1. The Core Idea
Exact DP is often too expensive. Instead, we replace the optimal cost-to-go \( J^*_{k+1} \) with an approximate cost function \( \tilde{J}_{k+1} \).
One-Step Lookahead Minimization
At state \( \tilde{x}_k \), we choose control \( \tilde{u}_k \) by solving:
\[ \tilde{u}_k \in \arg\min_{u_k \in U_k(\tilde{x}_k)} \left[ g_k(\tilde{x}_k, u_k) + \tilde{J}_{k+1} (f_k(\tilde{x}_k, u_k)) \right] \]Then we move to the next state: \( \tilde{x}_{k+1} = f_k(\tilde{x}_k, \tilde{u}_k) \).
Visualizing the Process
2. Approximate Q-Factors
Definition
The Q-factor represents the value of taking action \( u_k \) in state \( x_k \) and then following the approximate policy thereafter.
\[ \tilde{Q}_k(x_k, u_k) = g_k(x_k, u_k) + \tilde{J}_{k+1} (f_k(x_k, u_k)) \]The control selection simply becomes minimizing the Q-factor:
\[ \tilde{u}_k \in \arg\min_{u_k \in U_k(\tilde{x}_k)} \tilde{Q}_k(\tilde{x}_k, u_k) \]3. Offline vs Online
Online Approximation
Compute \( \tilde{J}_{k+1} \) on the fly (e.g., using Rollout).

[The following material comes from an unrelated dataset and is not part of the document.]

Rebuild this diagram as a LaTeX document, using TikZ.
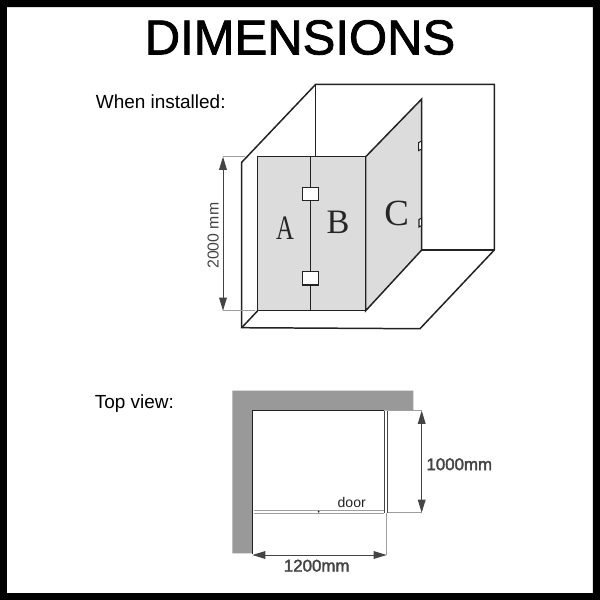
\documentclass[tikz,border=0pt]{standalone}
\usepackage{fontspec}
\setmainfont{Liberation Sans}
\newfontfamily\letterfont{Liberation Serif}
\newfontfamily\titlefont[FakeBold=1.6]{Liberation Sans}
\newfontfamily\dimfont[FakeBold=2.2]{Liberation Sans}
\usetikzlibrary{arrows.meta}
\definecolor{glass}{HTML}{DCDCDC}
\definecolor{wallgray}{HTML}{999999}
\definecolor{inkdark}{HTML}{222222}
\definecolor{dimdark}{HTML}{444444}
\newcommand{\pxfont}[1]{\fontsize{#1}{#1}\selectfont}
\tikzset{
  plan/.style={line width=0.85pt,draw=inkdark,line join=miter},
  thin plan/.style={line width=0.6pt,draw=dimdark},
  panel/.style={plan,fill=glass},
  hinge/.style={line width=0.6pt,draw=inkdark,fill=white},
  ext/.style={line width=0.35pt,draw=black!38},
  dimline/.style={line width=0.55pt,draw=dimdark,{Triangle[length=7.5pt,width=4.4pt,fill=dimdark]}-{Triangle[length=7.5pt,width=4.4pt,fill=dimdark]}},
  txt/.style={inner sep=0pt,text=black,font=\pxfont{10.8pt}},
  panel letter/.style={inner sep=0pt,text=black!85,font=\letterfont\pxfont{19.5pt}},
  dimbold/.style={inner sep=0pt,text=dimdark,font=\dimfont\pxfont{9.6pt}}
}
\begin{document}
\begin{tikzpicture}[x=0.02cm,y=-0.02cm]
\useasboundingbox (0,0) rectangle (600,600);
% frame
\fill[black,even odd rule] (0,0) rectangle (600,600) (7,7) rectangle (593,593);
% title and captions
\node[inner sep=0pt,font=\titlefont\pxfont{27.9pt}] (title) at (300,37.5) {DIMENSIONS};
\node[txt,anchor=west] (installed) at (95.5,102) {When installed:};
\node[txt,anchor=west] (topview) at (94.5,404) {Top view:};
% room corners
\coordinate (backTL) at (315.7,84.3);
\coordinate (backTR) at (494.3,84.3);
\coordinate (backBR) at (494.3,250);
\coordinate (backBM) at (421.7,250);
\coordinate (backLB) at (315.7,156.7);
\coordinate (frontT) at (241.7,162.3);
\coordinate (frontB) at (241.7,327.7);
\coordinate (floorR) at (420,328.7);
% glass corners
\coordinate (abTL) at (257.7,156.7);
\coordinate (abTM) at (310.3,156.7);
\coordinate (abTR) at (365.7,156.7);
\coordinate (abBL) at (257.7,310.7);
\coordinate (abBM) at (310.3,310.7);
\coordinate (abBR) at (365.7,310.7);
\coordinate (cT) at (421.7,99);
\coordinate (cB) at (421.7,250);
% room
\draw[plan] (frontT) -- (backTL) -- (backTR) -- (backBR) -- (floorR) -- (frontB) -- cycle;
\draw[plan] (backTL) -- (backLB);
\draw[plan] (backBM) -- (backBR);
\draw[plan] (frontB) -- (abBL);
% glass
\draw[panel] (abTR) -- (cT) -- (cB) -- (abBR) -- cycle;
\draw[panel] (abTL) rectangle (abBR);
\draw[plan] (abTM) -- (abBM);
% hinges
\draw[hinge] (302.7,187.3) rectangle (318.3,200.7);
\draw[hinge] (302.7,271.3) rectangle (318.3,285);
\draw[hinge] (418.7,142.5) -- (421.7,141) -- (421.7,149) -- (418.7,150.5) -- cycle;
\draw[hinge] (419,219.5) -- (421.7,218) -- (421.7,225.5) -- (419,227) -- cycle;
% letters
\node[panel letter,xscale=0.72,transform shape] (A) at (285,228) {A};
\node[panel letter] (B) at (338,222.7) {B};
\node[panel letter,font=\letterfont\pxfont{21pt}] (C) at (396.7,213) {C};
% height dimension
\coordinate (hT) at (223,156.7);
\coordinate (hB) at (223,310.7);
\coordinate (hTe) at (245,156.7);
\coordinate (hBe) at (255,310.7);
\draw[ext] (hT) -- (hTe);
\draw[ext] (hB) -- (hBe);
\draw[dimline] (hT) -- (hB);
\node[inner sep=0pt,text=dimdark,font=\pxfont{9pt},rotate=90] (h) at (213.3,235.7) {2000 mm};
% top view
\fill[wallgray] (232.3,390.7) -- (413.3,390.7) -- (413.3,410.7) -- (252.3,410.7) -- (252.3,553.3) -- (232.3,553.3) -- cycle;
\coordinate (inTL) at (252.3,410.7);
\coordinate (inBL) at (252.3,554);
\coordinate (inTR) at (384.3,410.7);
\coordinate (dT1) at (384.3,410.7);
\coordinate (dB1) at (384.3,512.7);
\coordinate (dT2) at (387.7,410.7);
\coordinate (dB2) at (387.7,512.7);
\coordinate (doorL) at (254.3,510.5);
\coordinate (doorR) at (384.3,510.5);
\coordinate (doorL2) at (254.3,513);
\coordinate (doorR2) at (384.3,513);
\coordinate (wT) at (421.7,410.7);
\coordinate (wB) at (421.7,512.7);
\coordinate (lL) at (252.3,555);
\coordinate (lR) at (386.7,555);
\draw[plan] (inBL) -- (inTL) -- (inTR);
\draw[thin plan] (dT1) -- (dB1);
\draw[thin plan] (dT2) -- (dB2);
\draw[ext] (dT2) -- (wT);
\draw[ext] (dB2) -- (wB);
\draw[ext] (386.7,512.7) -- (lR);
\draw[ext] (doorL) -- (doorR);
\draw[ext] (doorL2) -- (doorR2);
\fill[inkdark] (318.7,511.7) circle (1);
\draw[dimline] (wT) -- (wB);
\draw[dimline] (lL) -- (lR);
\node[inner sep=0pt,text=inkdark,font=\pxfont{8pt}] (door) at (351.7,502.7) {door};
\node[dimbold] (w) at (459.3,464.3) {1000mm};
\node[dimbold] (l) at (316.7,565.7) {1200mm};
\end{tikzpicture}
\end{document}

- Pros: Adapts to the current state.
- Cons: Computationally expensive at each step.
Offline Q-Factors
Train \( \tilde{Q}_k \) beforehand (e.g., Neural Networks) and use it directly.
- Pros: Very fast online execution.
- Cons: Performance depends on training quality; errors can degrade results.